I am shocked. I am saddened. I was crying as I penned this column in the wee hours of Sunday morning. I feel as if I just lost a big sister, someone who has traveled on my life's journey with me. Singer Whitney Houston is dead at the age of 48, just 3 years older than me, she was an icon of Gen X, and I have every 45, cassette and CD she ever made. Every single one of them.
As teenage black girls growing up in southern New Jersey in the 1980s, she was someone unimaginable to us: young, black, beautiful, from Newark, talented, energetic, and she possessed a voice like something out of Gabriel's Angelic Choir in Heaven. She set a new standard for Gen X, she was our Diana Ross, our Billie Holiday. I keep listening to "Where Do Broken Hearts Go" my favorite Whitney Houston song of all time. How appropriate and how sad to listen to the lyrics of this song and see the images of her face so young, happy, and full of life flash across the screen.
Whitney's death was tough news to take on an otherwise quiet, cold, snowy Saturday night in February here on the East Coast. I had just gotten off Twitter for the night to settle in by the warm fire to work on my second book about the power of human connection, and the need for those of us in this present generation who are so busy, so harried, so hurried, so worried, so disconnected to refocus our attention on what truly matters in life. God, who would have thought that Whitney Houston's death, much like Soul Train founder Don Cornelius, and Michael Jackson's deaths before her would prove so painfully my premise. Although we do not yet know the cause of death of Ms. Houston, we know this: She was troubled. She struggled with drug addiction, with depression, with career setbacks, a very public divorce and fall from entertainment royalty.
Unlike Don Cornelius who took his own life and was clearly battling depression, and Michael Jackson who arguably took his own life by consenting to the use of powerful prescription drugs to put himself to sleep routinely, Whitney Houston was seemingly on her way back up with the upcoming Sparkle movie, and rumors that she may even serve as a judge on one of the American Idol type shows. She looked well. But, I remember another songstress, Phyllis Hyman that I had occasion to see in concert at DAR Constitution Hall in Washington DC in the summer of 1994; she looked fabulous, her voice was great, she said she had just returned to church, given her life back to God, and was looking toward her future. Months later she died of an overdose.
Much will be written in the next days, weeks, and months about Whitney and we will all mourn her loss for years to come. Yet, what I wanted to impart to us all tonight is this: Stop. Look. Listen.. to those around you. People are hurting right in front of our very eyes, but we often turn away or we don't want to be bothered. We are too busy after all. Tragically, we are losing the great ones and our very own loved ones to depression, sadness, suicide, isolation, drugs, brokenness, or worse. Folks, whether you believe in a Creator or not, whether you believe in an afterlife or not, one thing we all know for sure: We will all surely die. This is something we all must experience. Death comes as a thief, none of us knows the day or hour so we would be wise to live our lives fruitfully, faithfully, and fulfilled in whatever time we have.
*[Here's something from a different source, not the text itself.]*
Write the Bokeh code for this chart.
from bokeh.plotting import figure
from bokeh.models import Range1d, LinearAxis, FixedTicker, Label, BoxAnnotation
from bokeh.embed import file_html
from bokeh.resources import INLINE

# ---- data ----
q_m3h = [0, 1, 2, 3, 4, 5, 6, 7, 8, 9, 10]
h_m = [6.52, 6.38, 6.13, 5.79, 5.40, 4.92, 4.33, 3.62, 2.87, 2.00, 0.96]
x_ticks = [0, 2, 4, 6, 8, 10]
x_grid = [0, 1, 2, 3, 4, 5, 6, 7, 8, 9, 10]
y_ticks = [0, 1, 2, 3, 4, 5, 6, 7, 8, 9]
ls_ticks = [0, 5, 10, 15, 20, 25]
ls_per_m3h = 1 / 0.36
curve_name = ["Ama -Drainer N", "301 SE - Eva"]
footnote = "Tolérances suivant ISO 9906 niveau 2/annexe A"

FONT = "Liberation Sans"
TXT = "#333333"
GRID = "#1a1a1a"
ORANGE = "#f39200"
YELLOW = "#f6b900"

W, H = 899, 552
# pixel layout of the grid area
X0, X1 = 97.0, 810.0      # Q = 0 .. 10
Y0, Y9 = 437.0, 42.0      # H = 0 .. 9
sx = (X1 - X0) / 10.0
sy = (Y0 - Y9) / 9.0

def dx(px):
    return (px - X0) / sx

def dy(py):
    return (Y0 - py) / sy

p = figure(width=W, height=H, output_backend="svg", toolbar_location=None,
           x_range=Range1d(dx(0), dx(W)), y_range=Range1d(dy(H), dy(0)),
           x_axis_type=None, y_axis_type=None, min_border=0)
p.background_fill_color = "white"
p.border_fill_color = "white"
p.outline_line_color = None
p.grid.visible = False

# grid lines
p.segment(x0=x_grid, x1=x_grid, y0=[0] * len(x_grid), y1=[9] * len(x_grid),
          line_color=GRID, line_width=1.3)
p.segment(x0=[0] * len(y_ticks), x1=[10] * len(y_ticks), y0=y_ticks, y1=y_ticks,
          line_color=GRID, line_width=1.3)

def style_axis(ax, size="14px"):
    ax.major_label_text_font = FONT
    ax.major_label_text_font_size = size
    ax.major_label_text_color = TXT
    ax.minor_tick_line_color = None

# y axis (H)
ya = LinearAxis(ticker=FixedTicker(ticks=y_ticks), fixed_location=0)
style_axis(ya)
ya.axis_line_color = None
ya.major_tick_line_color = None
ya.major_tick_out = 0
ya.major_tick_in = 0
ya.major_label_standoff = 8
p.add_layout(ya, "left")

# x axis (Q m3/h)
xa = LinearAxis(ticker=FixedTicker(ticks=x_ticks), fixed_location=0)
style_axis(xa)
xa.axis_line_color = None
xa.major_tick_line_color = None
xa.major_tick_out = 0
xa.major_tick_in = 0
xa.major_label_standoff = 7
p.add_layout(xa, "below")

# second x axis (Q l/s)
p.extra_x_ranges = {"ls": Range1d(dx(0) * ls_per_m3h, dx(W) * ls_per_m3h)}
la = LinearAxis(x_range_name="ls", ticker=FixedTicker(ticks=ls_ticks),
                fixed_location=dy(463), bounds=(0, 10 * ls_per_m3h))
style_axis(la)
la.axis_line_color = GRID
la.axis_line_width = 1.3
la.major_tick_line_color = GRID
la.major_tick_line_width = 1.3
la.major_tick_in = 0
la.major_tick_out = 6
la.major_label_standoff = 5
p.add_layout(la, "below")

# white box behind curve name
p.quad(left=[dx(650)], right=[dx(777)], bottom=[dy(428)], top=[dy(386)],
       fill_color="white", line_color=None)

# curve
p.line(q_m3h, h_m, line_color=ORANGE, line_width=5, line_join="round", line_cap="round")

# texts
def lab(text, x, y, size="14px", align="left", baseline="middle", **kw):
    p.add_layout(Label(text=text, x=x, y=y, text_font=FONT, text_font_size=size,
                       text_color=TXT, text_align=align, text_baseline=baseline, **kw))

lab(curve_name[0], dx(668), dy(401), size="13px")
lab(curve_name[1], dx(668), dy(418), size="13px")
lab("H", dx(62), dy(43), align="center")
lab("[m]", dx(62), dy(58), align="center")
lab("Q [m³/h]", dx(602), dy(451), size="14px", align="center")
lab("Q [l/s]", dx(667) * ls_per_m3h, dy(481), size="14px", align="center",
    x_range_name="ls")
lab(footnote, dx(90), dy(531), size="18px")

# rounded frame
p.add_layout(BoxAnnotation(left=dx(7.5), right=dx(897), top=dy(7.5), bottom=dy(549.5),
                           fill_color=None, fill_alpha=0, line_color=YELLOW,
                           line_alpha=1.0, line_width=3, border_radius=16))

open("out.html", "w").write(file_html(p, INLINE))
My personal take away from yet another tragic loss of such a young gifted fellow human being is this: We need one another. We are all connected. We all need love. We all need support. We all need encouragement. And most of all we all need redemption, and second chances when we fail. We all need and want forgiveness when we err, and we want to trust again every time we are hurt. We want to love again and again and again. Sadly, we don't. When we fail, or we get hurt; we often get stuck. We wallow in regret, guilt, and self-deprivation. The only way we survive the storms and shoals of our lives is through the grace of a loving God, the helping hands of good friends, and the loving hearts of our families. Thus, we should take greater care of what truly matter. Take care of what is truly precious. All we get to take with us is love, folks. That is it. None of the accolades, accomplishments, or money comes with us.
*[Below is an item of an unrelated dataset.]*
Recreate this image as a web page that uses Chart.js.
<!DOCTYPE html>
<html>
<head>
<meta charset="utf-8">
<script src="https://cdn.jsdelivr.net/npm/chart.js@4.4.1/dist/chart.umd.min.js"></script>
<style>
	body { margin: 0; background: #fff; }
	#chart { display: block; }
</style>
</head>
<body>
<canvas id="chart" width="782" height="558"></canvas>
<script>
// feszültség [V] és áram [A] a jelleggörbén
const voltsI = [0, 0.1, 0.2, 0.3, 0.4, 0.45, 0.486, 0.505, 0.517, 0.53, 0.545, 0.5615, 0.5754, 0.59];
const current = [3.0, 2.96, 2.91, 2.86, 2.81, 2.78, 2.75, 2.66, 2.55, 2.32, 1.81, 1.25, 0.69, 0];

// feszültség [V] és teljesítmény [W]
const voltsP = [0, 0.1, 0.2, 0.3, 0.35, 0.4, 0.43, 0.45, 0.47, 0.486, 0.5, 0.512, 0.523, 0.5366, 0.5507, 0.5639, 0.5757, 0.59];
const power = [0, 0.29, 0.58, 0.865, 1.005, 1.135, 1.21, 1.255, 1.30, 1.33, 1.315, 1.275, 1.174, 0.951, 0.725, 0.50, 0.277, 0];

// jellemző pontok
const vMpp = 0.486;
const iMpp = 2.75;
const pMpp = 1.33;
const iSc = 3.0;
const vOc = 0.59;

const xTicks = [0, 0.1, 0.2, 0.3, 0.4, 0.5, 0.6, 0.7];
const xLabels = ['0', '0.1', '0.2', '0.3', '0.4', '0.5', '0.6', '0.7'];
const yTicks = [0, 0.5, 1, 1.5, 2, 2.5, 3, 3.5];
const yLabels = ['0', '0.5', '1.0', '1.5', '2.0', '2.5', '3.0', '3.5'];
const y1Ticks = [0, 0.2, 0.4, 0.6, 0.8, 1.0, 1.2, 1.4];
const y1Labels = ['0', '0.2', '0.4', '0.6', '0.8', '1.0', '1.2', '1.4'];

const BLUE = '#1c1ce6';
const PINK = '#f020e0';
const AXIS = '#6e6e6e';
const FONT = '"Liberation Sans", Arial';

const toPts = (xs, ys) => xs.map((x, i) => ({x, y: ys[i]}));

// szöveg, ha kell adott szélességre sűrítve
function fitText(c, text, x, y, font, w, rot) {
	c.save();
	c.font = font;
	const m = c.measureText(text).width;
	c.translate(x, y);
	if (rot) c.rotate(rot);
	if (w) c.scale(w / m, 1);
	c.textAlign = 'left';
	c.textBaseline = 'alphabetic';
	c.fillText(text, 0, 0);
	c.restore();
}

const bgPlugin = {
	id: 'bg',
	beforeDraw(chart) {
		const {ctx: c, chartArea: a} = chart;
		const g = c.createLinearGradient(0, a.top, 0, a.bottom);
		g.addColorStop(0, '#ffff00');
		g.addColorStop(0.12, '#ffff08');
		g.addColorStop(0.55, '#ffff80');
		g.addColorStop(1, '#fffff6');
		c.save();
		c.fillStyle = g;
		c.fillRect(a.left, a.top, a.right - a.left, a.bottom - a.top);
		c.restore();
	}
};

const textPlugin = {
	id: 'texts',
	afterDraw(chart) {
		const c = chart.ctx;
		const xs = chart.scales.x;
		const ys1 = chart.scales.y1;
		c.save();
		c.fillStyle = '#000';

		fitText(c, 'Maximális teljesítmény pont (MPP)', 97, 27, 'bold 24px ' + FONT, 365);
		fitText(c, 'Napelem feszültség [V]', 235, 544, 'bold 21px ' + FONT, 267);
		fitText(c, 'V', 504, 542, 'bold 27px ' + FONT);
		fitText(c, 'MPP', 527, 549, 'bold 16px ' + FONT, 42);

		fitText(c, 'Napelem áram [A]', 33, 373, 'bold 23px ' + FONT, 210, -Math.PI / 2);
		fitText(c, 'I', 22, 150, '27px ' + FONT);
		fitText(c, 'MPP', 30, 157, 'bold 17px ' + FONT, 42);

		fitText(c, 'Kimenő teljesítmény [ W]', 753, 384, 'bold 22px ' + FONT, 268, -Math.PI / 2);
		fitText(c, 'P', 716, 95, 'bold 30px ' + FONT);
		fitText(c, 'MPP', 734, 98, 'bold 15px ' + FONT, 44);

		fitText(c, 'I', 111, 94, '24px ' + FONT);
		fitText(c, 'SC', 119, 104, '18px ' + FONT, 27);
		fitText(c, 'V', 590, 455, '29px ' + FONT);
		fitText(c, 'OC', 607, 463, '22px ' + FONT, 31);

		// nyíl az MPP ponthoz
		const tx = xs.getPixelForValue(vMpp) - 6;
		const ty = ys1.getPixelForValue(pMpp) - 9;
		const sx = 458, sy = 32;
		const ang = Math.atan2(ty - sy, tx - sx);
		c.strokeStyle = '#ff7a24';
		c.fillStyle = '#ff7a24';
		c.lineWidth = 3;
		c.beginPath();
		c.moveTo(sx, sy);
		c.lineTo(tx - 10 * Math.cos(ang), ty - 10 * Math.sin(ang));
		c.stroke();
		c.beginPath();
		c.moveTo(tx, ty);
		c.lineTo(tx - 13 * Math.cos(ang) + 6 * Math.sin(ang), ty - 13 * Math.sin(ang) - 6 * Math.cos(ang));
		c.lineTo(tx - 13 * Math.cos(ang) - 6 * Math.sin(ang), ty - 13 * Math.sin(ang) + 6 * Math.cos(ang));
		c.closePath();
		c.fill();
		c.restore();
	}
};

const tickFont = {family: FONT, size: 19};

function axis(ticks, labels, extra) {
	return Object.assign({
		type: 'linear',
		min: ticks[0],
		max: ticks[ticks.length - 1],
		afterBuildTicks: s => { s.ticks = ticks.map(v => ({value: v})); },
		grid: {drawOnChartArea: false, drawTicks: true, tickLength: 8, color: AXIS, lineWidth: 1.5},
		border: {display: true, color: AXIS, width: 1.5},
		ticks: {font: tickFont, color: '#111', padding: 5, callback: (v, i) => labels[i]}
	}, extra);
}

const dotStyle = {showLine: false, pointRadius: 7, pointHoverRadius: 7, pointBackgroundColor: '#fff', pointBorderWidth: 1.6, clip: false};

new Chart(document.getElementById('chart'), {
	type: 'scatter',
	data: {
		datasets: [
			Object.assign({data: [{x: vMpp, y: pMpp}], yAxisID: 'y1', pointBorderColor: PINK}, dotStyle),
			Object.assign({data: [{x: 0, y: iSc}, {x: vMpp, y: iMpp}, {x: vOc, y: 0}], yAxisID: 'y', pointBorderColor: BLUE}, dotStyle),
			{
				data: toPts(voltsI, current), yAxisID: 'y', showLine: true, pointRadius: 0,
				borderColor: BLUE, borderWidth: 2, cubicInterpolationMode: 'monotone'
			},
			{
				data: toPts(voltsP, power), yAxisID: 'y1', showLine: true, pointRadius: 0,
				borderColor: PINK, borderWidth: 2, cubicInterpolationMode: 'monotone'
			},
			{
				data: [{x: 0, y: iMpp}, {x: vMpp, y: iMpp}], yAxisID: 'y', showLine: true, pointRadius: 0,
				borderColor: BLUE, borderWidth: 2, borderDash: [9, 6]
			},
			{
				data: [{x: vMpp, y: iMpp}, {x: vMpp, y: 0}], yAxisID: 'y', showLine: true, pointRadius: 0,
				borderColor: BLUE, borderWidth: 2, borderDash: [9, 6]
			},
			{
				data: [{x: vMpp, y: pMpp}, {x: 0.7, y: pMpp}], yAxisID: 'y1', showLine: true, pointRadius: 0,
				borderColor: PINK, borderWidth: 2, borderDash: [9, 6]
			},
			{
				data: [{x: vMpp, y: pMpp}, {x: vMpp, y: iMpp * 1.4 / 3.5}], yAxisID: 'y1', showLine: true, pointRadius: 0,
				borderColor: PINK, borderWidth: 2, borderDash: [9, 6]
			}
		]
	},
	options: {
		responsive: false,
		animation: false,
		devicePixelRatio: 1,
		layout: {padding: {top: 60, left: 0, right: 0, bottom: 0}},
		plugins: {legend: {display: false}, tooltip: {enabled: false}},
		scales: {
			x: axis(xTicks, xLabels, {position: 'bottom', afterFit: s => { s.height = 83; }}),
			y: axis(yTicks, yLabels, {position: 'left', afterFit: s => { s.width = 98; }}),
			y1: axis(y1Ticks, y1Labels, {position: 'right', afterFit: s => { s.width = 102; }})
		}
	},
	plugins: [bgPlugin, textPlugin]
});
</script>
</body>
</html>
In the final analysis, Whitney Houston did it her way. She knew great heights, great success, great fame, great fortune, and great accolades. Yet, she also knew great pain, great humiliation, great sadness. Despite it all, she gave us a great gift in her unforgettable voice. May she rest in peace, may God bless her family especially her young daughter, and may we all pause truly for a moment to ask how we find our way back home, to what truly matters in our lives.